■ **Stated exercise**: Retype the opening lines of the listing below, ending with the line that contains "(12,104) rectangle (738,687);", and leave out any pictures.

■ **Data lines**:
** Begin **

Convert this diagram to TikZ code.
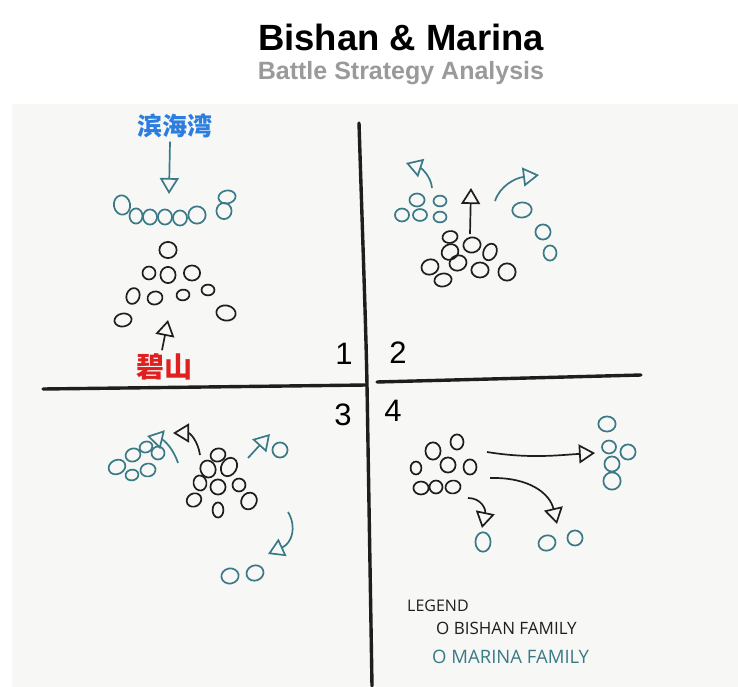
\documentclass[tikz,border=0pt]{standalone}
\usepackage{fontspec}
\setmainfont{Liberation Sans}
\newfontfamily\cjk{Noto Sans CJK SC}
\newfontfamily\hand{Open Sans}
\usetikzlibrary{arrows.meta}
\definecolor{ink}{HTML}{1E1E1E}
\definecolor{tealink}{HTML}{3A7A87}
\definecolor{panel}{HTML}{F7F7F5}
\definecolor{cnblue}{HTML}{2B7DE0}
\definecolor{cnred}{HTML}{E0201E}
\definecolor{subgray}{HTML}{9A9A9A}
\newcommand{\blob}[6]{\draw[#1] (#2,#3) ellipse [x radius=1.08*#4pt, y radius=1.08*#5pt, rotate=#6];}
\tikzset{
  bk/.style={draw=ink, line width=1.7pt},
  tl/.style={draw=tealink, line width=1.7pt},
  tipT/.tip={Triangle[open,length=16pt,width=19pt]},
  arrK/.style={draw=ink, line width=1.7pt, -tipT},
  arrT/.style={draw=tealink, line width=1.7pt, -tipT},
  axis/.style={draw=ink, line width=3.4pt, line cap=round},
  num/.style={font=\fontsize{31}{31}\selectfont, text=black},
}
\begin{document}
\begin{tikzpicture}[x=1pt,y=-1pt]
\useasboundingbox (0,0) rectangle (738,687);
\fill[white] (0,0) rectangle (738,687);
\fill[panel] (12,104) rectangle (738,687);

% titles
\node[font=\bfseries\fontsize{36.5}{36.5}\selectfont, text=black] (title) at (401,37) {Bishan \& Marina};
\node[font=\bfseries\fontsize{25}{25}\selectfont, text=subgray] (sub) at (401,73) {Battle Strategy Analysis};

% axes
\coordinate (vt) at (359,123);
\coordinate (vm) at (367,385);
\coordinate (vb) at (372,686);
\draw[axis] (vt) .. controls (363,250) and (366,330) .. (vm) -- (vb);
\coordinate (hl1) at (43,389);
\coordinate (hl2) at (366,385);
\draw[axis] (hl1) -- (hl2);
\coordinate (hr1) at (377,382);
\coordinate (hr2) at (641,375);
\draw[axis] (hr1) -- (hr2);

\node[num] (n1) at (344,354) {1};
\node[num] (n2) at (398,353) {2};
\node[num] (n3) at (343,415) {3};
\node[num] (n4) at (393,411) {4};

% ---------- quadrant 1
\node[font=\cjk\bfseries\fontsize{25}{25}\selectfont, text=cnblue] (bhw) at (175,126) {滨海湾};
\coordinate (a1e) at (169,194);
\draw[arrT] ([xshift=-5pt]bhw.south) -- (a1e);
\blob{tl}{122}{205}{7.5}{9}{10}
\blob{tl}{136}{216}{6}{7}{0}
\blob{tl}{150}{217}{6.5}{7}{0}
\blob{tl}{165}{217}{6.5}{7}{0}
\blob{tl}{180}{218}{6.5}{7}{0}
\blob{tl}{197}{215}{8}{8}{0}
\blob{tl}{227}{197}{8}{6}{10}
\blob{tl}{224}{211}{7}{7.5}{0}

\blob{bk}{168}{250}{8}{7.5}{0}
\blob{bk}{149}{273}{6}{6}{0}
\blob{bk}{168}{275}{7}{7.5}{0}
\blob{bk}{192}{273}{7.5}{7}{0}
\blob{bk}{133}{296}{6}{7.5}{-20}
\blob{bk}{155}{298}{7}{6}{15}
\blob{bk}{183}{295}{6}{5}{10}
\blob{bk}{208}{290}{6}{5}{0}
\blob{bk}{123}{320}{8}{6}{10}
\blob{bk}{226}{313}{9}{7}{-10}

\node[font=\cjk\bfseries\fontsize{28}{28}\selectfont, text=cnred] (bs) at (164,367) {碧山};
\coordinate (a2e) at (168,320);
\draw[arrK] ([xshift=-2pt]bs.north) -- (a2e);

% ---------- quadrant 2
\blob{tl}{417}{200}{7}{6}{0}
\blob{tl}{440}{201}{6}{5}{0}
\blob{tl}{402}{215}{6.5}{6}{0}
\blob{tl}{420}{215}{6.5}{5.5}{0}
\blob{tl}{440}{217}{6}{5}{0}
\coordinate (q2a1s) at (432,188);
\coordinate (q2a1e) at (406,163);
\draw[arrT] (q2a1s) .. controls (431,176) and (421,168) .. (q2a1e);

\coordinate (q2a2s) at (470,234);
\coordinate (q2a2e) at (471,188);
\draw[arrK] (q2a2s) -- (q2a2e);

\coordinate (q2a3s) at (495,201);
\coordinate (q2a3e) at (539,175);
\draw[arrT] (q2a3s) .. controls (500,186) and (515,178) .. (q2a3e);

\blob{tl}{522}{210}{9}{7}{5}
\blob{tl}{543}{232}{7}{7}{0}
\blob{tl}{550}{253}{6}{7}{0}

\blob{bk}{450}{237}{7}{5.5}{10}
\blob{bk}{472}{245}{8}{7}{10}
\blob{bk}{450}{252}{8}{7}{30}
\blob{bk}{490}{252}{6}{8}{-25}
\blob{bk}{430}{267}{8}{7}{20}
\blob{bk}{458}{263}{8}{7}{20}
\blob{bk}{480}{270}{8}{7}{0}
\blob{bk}{507}{272}{8}{8}{0}
\blob{bk}{443}{280}{8}{6}{10}

% ---------- quadrant 3
\blob{tl}{117}{467}{8}{6.5}{25}
\blob{tl}{133}{455}{7}{6}{20}
\blob{tl}{146}{447}{6}{5}{20}
\blob{tl}{158}{453}{6}{6}{0}
\blob{tl}{132}{475}{6}{5}{10}
\blob{tl}{148}{470}{7}{6}{10}
\coordinate (q3a0s) at (178,463);
\coordinate (q3a0e) at (147,436);
\draw[arrT] (q3a0s) .. controls (173,448) and (164,440) .. (q3a0e);

\coordinate (q3a1s) at (200,455);
\coordinate (q3a1e) at (173,433);
\draw[arrK] (q3a1s) .. controls (198,441) and (190,433) .. (q3a1e);

\coordinate (q3a2s) at (248,458);
\coordinate (q3a2e) at (270,434);
\draw[arrT] (q3a2s) -- (q3a2e);
\blob{tl}{280}{450}{7}{7}{0}

\blob{bk}{218}{455}{7}{6}{20}
\blob{bk}{208}{469}{7}{8}{20}
\blob{bk}{229}{467}{7}{9}{-30}
\blob{bk}{200}{483}{6}{7}{10}
\blob{bk}{218}{487}{7}{7}{0}
\blob{bk}{239}{485}{6}{6}{20}
\blob{bk}{194}{500}{7}{6}{30}
\blob{bk}{218}{510}{5}{7}{0}
\blob{bk}{249}{501}{7}{8}{-30}

\coordinate (q3a3s) at (288,512);
\coordinate (q3a3e) at (268,554);
\draw[arrT] (q3a3s) .. controls (297,527) and (292,543) .. (q3a3e);
\blob{tl}{230}{576}{8}{7}{10}
\blob{tl}{255}{573}{8}{7}{20}

% ---------- quadrant 4
\blob{bk}{433}{451}{7}{8}{0}
\blob{bk}{457}{442}{6}{7}{0}
\blob{bk}{416}{468}{5}{6}{0}
\blob{bk}{448}{465}{7}{7}{0}
\blob{bk}{470}{467}{6}{7}{0}
\blob{bk}{421}{488}{7}{6}{0}
\blob{bk}{436}{487}{6}{6}{0}
\blob{bk}{453}{487}{7}{6}{10}

\coordinate (q4a1s) at (487,452);
\coordinate (q4a1e) at (595,453);
\draw[arrK] (q4a1s) .. controls (530,459) and (560,455) .. (q4a1e);
\coordinate (q4a2s) at (490,478);
\coordinate (q4a2e) at (557,524);
\draw[arrK] (q4a2s) .. controls (530,477) and (550,494) .. (q4a2e);
\coordinate (q4a3s) at (468,498);
\coordinate (q4a3e) at (482,528);
\draw[arrK] (q4a3s) .. controls (481,498) and (486,509) .. (q4a3e);

\blob{tl}{483}{542}{7}{9}{0}
\blob{tl}{547}{543}{8}{7}{20}
\blob{tl}{575}{538}{7}{7}{0}
\blob{tl}{607}{424}{8}{7}{0}
\blob{tl}{609}{447}{6.5}{6}{0}
\blob{tl}{628}{452}{7}{7}{0}
\blob{tl}{612}{464}{7}{7}{0}
\blob{tl}{612}{481}{8}{8}{0}

% ---------- legend
\node[anchor=west, inner sep=0pt, font=\hand\fontsize{16}{16}\selectfont, text=ink] (lg) at (407,606) {LEGEND};
\node[anchor=west, inner sep=0pt, font=\hand\fontsize{17}{17}\selectfont, text=ink] (lb) at (436,628) {O BISHAN FAMILY};
\node[anchor=west, inner sep=0pt, font=\hand\fontsize{18.5}{18.5}\selectfont, text=tealink] (lm) at (432,657) {O MARINA FAMILY};
\end{tikzpicture}
\end{document}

** End **

■ **Task answer**:
Convert this diagram to TikZ code.
\documentclass[tikz,border=0pt]{standalone}
\usepackage{fontspec}
\setmainfont{Liberation Sans}
\newfontfamily\cjk{Noto Sans CJK SC}
\newfontfamily\hand{Open Sans}
\usetikzlibrary{arrows.meta}
\definecolor{ink}{HTML}{1E1E1E}
\definecolor{tealink}{HTML}{3A7A87}
\definecolor{panel}{HTML}{F7F7F5}
\definecolor{cnblue}{HTML}{2B7DE0}
\definecolor{cnred}{HTML}{E0201E}
\definecolor{subgray}{HTML}{9A9A9A}
\newcommand{\blob}[6]{\draw[#1] (#2,#3) ellipse [x radius=1.08*#4pt, y radius=1.08*#5pt, rotate=#6];}
\tikzset{
  bk/.style={draw=ink, line width=1.7pt},
  tl/.style={draw=tealink, line width=1.7pt},
  tipT/.tip={Triangle[open,length=16pt,width=19pt]},
  arrK/.style={draw=ink, line width=1.7pt, -tipT},
  arrT/.style={draw=tealink, line width=1.7pt, -tipT},
  axis/.style={draw=ink, line width=3.4pt, line cap=round},
  num/.style={font=\fontsize{31}{31}\selectfont, text=black},
}
\begin{document}
\begin{tikzpicture}[x=1pt,y=-1pt]
\useasboundingbox (0,0) rectangle (738,687);
\fill[white] (0,0) rectangle (738,687);
\fill[panel] (12,104) rectangle (738,687);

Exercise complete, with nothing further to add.